(Request):
Leave out the pictures; transcribe all else exactly.

(Supplied material):
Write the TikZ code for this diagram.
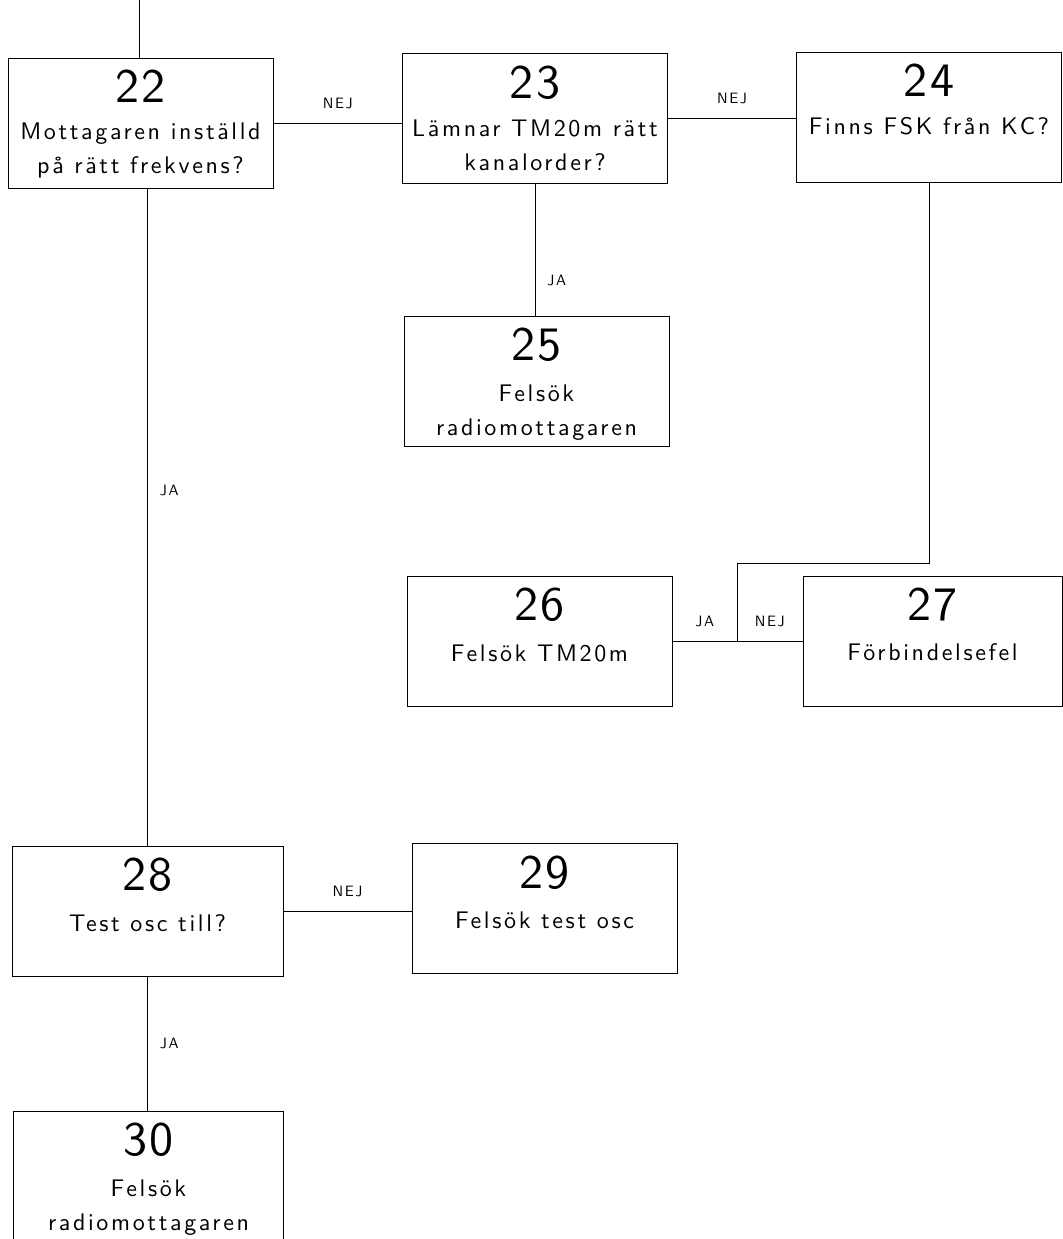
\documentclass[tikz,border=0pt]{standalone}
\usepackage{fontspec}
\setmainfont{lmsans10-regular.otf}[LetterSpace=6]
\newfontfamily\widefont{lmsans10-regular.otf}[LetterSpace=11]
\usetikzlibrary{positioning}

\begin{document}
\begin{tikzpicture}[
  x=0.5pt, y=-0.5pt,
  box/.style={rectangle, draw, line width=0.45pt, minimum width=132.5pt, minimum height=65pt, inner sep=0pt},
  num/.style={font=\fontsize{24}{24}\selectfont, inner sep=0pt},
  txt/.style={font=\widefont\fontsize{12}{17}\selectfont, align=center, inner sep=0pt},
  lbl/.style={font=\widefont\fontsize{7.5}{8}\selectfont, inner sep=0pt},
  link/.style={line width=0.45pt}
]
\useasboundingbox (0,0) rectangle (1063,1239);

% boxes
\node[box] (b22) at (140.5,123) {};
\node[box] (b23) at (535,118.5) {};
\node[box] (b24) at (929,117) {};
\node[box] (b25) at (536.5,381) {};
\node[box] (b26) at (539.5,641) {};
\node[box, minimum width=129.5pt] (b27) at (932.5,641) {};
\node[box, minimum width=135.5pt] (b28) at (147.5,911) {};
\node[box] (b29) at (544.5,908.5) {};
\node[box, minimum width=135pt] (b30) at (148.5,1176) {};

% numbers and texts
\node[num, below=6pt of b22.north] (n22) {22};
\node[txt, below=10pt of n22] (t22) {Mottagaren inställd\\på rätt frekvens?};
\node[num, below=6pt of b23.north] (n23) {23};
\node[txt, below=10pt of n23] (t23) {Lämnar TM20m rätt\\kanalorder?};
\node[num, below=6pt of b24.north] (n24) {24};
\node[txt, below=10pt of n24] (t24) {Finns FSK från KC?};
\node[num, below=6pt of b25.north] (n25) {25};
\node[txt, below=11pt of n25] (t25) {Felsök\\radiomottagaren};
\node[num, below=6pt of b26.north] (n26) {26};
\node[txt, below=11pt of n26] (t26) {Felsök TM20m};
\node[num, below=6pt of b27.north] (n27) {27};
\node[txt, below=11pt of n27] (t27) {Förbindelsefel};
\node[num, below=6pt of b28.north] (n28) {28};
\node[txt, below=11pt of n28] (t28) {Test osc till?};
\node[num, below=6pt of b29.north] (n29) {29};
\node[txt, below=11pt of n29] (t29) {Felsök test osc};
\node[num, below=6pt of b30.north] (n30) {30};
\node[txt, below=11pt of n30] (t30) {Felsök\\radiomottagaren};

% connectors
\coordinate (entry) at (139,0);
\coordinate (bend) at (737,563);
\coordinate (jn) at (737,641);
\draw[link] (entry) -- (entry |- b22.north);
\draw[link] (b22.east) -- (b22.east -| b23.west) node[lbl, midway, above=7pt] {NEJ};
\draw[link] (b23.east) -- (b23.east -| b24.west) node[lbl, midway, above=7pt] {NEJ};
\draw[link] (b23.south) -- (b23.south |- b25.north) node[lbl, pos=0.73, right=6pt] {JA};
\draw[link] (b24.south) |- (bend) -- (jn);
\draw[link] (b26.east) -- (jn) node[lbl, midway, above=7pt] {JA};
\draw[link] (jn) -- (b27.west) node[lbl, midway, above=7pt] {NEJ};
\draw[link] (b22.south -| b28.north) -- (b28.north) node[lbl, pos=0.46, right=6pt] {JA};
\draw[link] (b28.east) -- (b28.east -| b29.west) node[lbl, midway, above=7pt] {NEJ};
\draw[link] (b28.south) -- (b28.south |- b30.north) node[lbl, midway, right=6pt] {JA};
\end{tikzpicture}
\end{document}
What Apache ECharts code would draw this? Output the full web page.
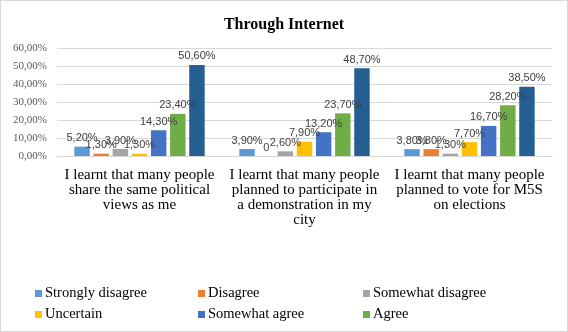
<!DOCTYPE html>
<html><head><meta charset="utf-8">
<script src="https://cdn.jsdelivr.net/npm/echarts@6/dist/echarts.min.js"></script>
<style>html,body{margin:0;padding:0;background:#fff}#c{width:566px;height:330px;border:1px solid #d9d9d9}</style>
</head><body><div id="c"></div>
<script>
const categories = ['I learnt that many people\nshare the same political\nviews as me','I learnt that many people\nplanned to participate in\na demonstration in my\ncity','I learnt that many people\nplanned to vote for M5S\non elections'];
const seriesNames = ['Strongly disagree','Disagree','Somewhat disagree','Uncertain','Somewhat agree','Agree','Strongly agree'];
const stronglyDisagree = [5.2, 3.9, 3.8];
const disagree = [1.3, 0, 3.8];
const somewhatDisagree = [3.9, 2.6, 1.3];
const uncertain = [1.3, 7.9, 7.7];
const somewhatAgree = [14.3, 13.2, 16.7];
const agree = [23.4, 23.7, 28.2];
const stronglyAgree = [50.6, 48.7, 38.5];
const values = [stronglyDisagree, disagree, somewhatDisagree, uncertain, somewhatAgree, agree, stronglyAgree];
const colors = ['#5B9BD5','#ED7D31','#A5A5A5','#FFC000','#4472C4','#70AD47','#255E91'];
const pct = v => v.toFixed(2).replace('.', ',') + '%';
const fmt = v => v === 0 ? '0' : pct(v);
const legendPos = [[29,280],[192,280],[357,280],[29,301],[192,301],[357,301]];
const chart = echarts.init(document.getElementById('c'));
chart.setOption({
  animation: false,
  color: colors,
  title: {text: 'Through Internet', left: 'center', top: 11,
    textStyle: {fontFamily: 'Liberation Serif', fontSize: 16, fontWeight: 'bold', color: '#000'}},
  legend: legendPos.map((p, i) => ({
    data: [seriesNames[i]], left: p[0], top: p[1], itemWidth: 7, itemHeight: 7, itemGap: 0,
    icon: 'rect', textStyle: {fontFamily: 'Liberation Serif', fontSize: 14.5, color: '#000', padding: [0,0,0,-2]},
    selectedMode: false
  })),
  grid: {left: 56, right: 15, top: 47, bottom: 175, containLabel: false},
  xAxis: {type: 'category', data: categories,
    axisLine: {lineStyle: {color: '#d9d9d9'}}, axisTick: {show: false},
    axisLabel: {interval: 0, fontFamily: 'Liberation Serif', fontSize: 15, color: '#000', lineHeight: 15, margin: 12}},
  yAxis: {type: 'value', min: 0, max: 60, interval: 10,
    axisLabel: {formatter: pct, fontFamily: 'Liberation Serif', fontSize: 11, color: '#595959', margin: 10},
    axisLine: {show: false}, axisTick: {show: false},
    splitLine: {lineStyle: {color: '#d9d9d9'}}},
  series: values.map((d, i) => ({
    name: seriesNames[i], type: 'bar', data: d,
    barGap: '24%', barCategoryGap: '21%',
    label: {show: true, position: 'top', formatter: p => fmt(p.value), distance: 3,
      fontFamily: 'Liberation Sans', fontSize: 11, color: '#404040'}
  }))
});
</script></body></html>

(Task output):
Write the TikZ code for this diagram.
\documentclass[tikz,border=0pt]{standalone}
\usepackage{fontspec}
\setmainfont{lmsans10-regular.otf}[LetterSpace=6]
\newfontfamily\widefont{lmsans10-regular.otf}[LetterSpace=11]
\usetikzlibrary{positioning}

\begin{document}
\begin{tikzpicture}[
  x=0.5pt, y=-0.5pt,
  box/.style={rectangle, draw, line width=0.45pt, minimum width=132.5pt, minimum height=65pt, inner sep=0pt},
  num/.style={font=\fontsize{24}{24}\selectfont, inner sep=0pt},
  txt/.style={font=\widefont\fontsize{12}{17}\selectfont, align=center, inner sep=0pt},
  lbl/.style={font=\widefont\fontsize{7.5}{8}\selectfont, inner sep=0pt},
  link/.style={line width=0.45pt}
]
\useasboundingbox (0,0) rectangle (1063,1239);

% boxes
\node[box] (b22) at (140.5,123) {};
\node[box] (b23) at (535,118.5) {};
\node[box] (b24) at (929,117) {};
\node[box] (b25) at (536.5,381) {};
\node[box] (b26) at (539.5,641) {};
\node[box, minimum width=129.5pt] (b27) at (932.5,641) {};
\node[box, minimum width=135.5pt] (b28) at (147.5,911) {};
\node[box] (b29) at (544.5,908.5) {};
\node[box, minimum width=135pt] (b30) at (148.5,1176) {};

% numbers and texts
\node[num, below=6pt of b22.north] (n22) {22};
\node[txt, below=10pt of n22] (t22) {Mottagaren inställd\\på rätt frekvens?};
\node[num, below=6pt of b23.north] (n23) {23};
\node[txt, below=10pt of n23] (t23) {Lämnar TM20m rätt\\kanalorder?};
\node[num, below=6pt of b24.north] (n24) {24};
\node[txt, below=10pt of n24] (t24) {Finns FSK från KC?};
\node[num, below=6pt of b25.north] (n25) {25};
\node[txt, below=11pt of n25] (t25) {Felsök\\radiomottagaren};
\node[num, below=6pt of b26.north] (n26) {26};
\node[txt, below=11pt of n26] (t26) {Felsök TM20m};
\node[num, below=6pt of b27.north] (n27) {27};
\node[txt, below=11pt of n27] (t27) {Förbindelsefel};
\node[num, below=6pt of b28.north] (n28) {28};
\node[txt, below=11pt of n28] (t28) {Test osc till?};
\node[num, below=6pt of b29.north] (n29) {29};
\node[txt, below=11pt of n29] (t29) {Felsök test osc};
\node[num, below=6pt of b30.north] (n30) {30};
\node[txt, below=11pt of n30] (t30) {Felsök\\radiomottagaren};

% connectors
\coordinate (entry) at (139,0);
\coordinate (bend) at (737,563);
\coordinate (jn) at (737,641);
\draw[link] (entry) -- (entry |- b22.north);
\draw[link] (b22.east) -- (b22.east -| b23.west) node[lbl, midway, above=7pt] {NEJ};
\draw[link] (b23.east) -- (b23.east -| b24.west) node[lbl, midway, above=7pt] {NEJ};
\draw[link] (b23.south) -- (b23.south |- b25.north) node[lbl, pos=0.73, right=6pt] {JA};
\draw[link] (b24.south) |- (bend) -- (jn);
\draw[link] (b26.east) -- (jn) node[lbl, midway, above=7pt] {JA};
\draw[link] (jn) -- (b27.west) node[lbl, midway, above=7pt] {NEJ};
\draw[link] (b22.south -| b28.north) -- (b28.north) node[lbl, pos=0.46, right=6pt] {JA};
\draw[link] (b28.east) -- (b28.east -| b29.west) node[lbl, midway, above=7pt] {NEJ};
\draw[link] (b28.south) -- (b28.south |- b30.north) node[lbl, midway, right=6pt] {JA};
\end{tikzpicture}
\end{document}
What Apache ECharts code would draw this? Output the full web page.
<!DOCTYPE html>
<html><head><meta charset="utf-8">
<script src="https://cdn.jsdelivr.net/npm/echarts@6/dist/echarts.min.js"></script>
<style>html,body{margin:0;padding:0;background:#fff}#c{width:566px;height:330px;border:1px solid #d9d9d9}</style>
</head><body><div id="c"></div>
<script>
const categories = ['I learnt that many people\nshare the same political\nviews as me','I learnt that many people\nplanned to participate in\na demonstration in my\ncity','I learnt that many people\nplanned to vote for M5S\non elections'];
const seriesNames = ['Strongly disagree','Disagree','Somewhat disagree','Uncertain','Somewhat agree','Agree','Strongly agree'];
const stronglyDisagree = [5.2, 3.9, 3.8];
const disagree = [1.3, 0, 3.8];
const somewhatDisagree = [3.9, 2.6, 1.3];
const uncertain = [1.3, 7.9, 7.7];
const somewhatAgree = [14.3, 13.2, 16.7];
const agree = [23.4, 23.7, 28.2];
const stronglyAgree = [50.6, 48.7, 38.5];
const values = [stronglyDisagree, disagree, somewhatDisagree, uncertain, somewhatAgree, agree, stronglyAgree];
const colors = ['#5B9BD5','#ED7D31','#A5A5A5','#FFC000','#4472C4','#70AD47','#255E91'];
const pct = v => v.toFixed(2).replace('.', ',') + '%';
const fmt = v => v === 0 ? '0' : pct(v);
const legendPos = [[29,280],[192,280],[357,280],[29,301],[192,301],[357,301]];
const chart = echarts.init(document.getElementById('c'));
chart.setOption({
  animation: false,
  color: colors,
  title: {text: 'Through Internet', left: 'center', top: 11,
    textStyle: {fontFamily: 'Liberation Serif', fontSize: 16, fontWeight: 'bold', color: '#000'}},
  legend: legendPos.map((p, i) => ({
    data: [seriesNames[i]], left: p[0], top: p[1], itemWidth: 7, itemHeight: 7, itemGap: 0,
    icon: 'rect', textStyle: {fontFamily: 'Liberation Serif', fontSize: 14.5, color: '#000', padding: [0,0,0,-2]},
    selectedMode: false
  })),
  grid: {left: 56, right: 15, top: 47, bottom: 175, containLabel: false},
  xAxis: {type: 'category', data: categories,
    axisLine: {lineStyle: {color: '#d9d9d9'}}, axisTick: {show: false},
    axisLabel: {interval: 0, fontFamily: 'Liberation Serif', fontSize: 15, color: '#000', lineHeight: 15, margin: 12}},
  yAxis: {type: 'value', min: 0, max: 60, interval: 10,
    axisLabel: {formatter: pct, fontFamily: 'Liberation Serif', fontSize: 11, color: '#595959', margin: 10},
    axisLine: {show: false}, axisTick: {show: false},
    splitLine: {lineStyle: {color: '#d9d9d9'}}},
  series: values.map((d, i) => ({
    name: seriesNames[i], type: 'bar', data: d,
    barGap: '24%', barCategoryGap: '21%',
    label: {show: true, position: 'top', formatter: p => fmt(p.value), distance: 3,
      fontFamily: 'Liberation Sans', fontSize: 11, color: '#404040'}
  }))
});
</script></body></html>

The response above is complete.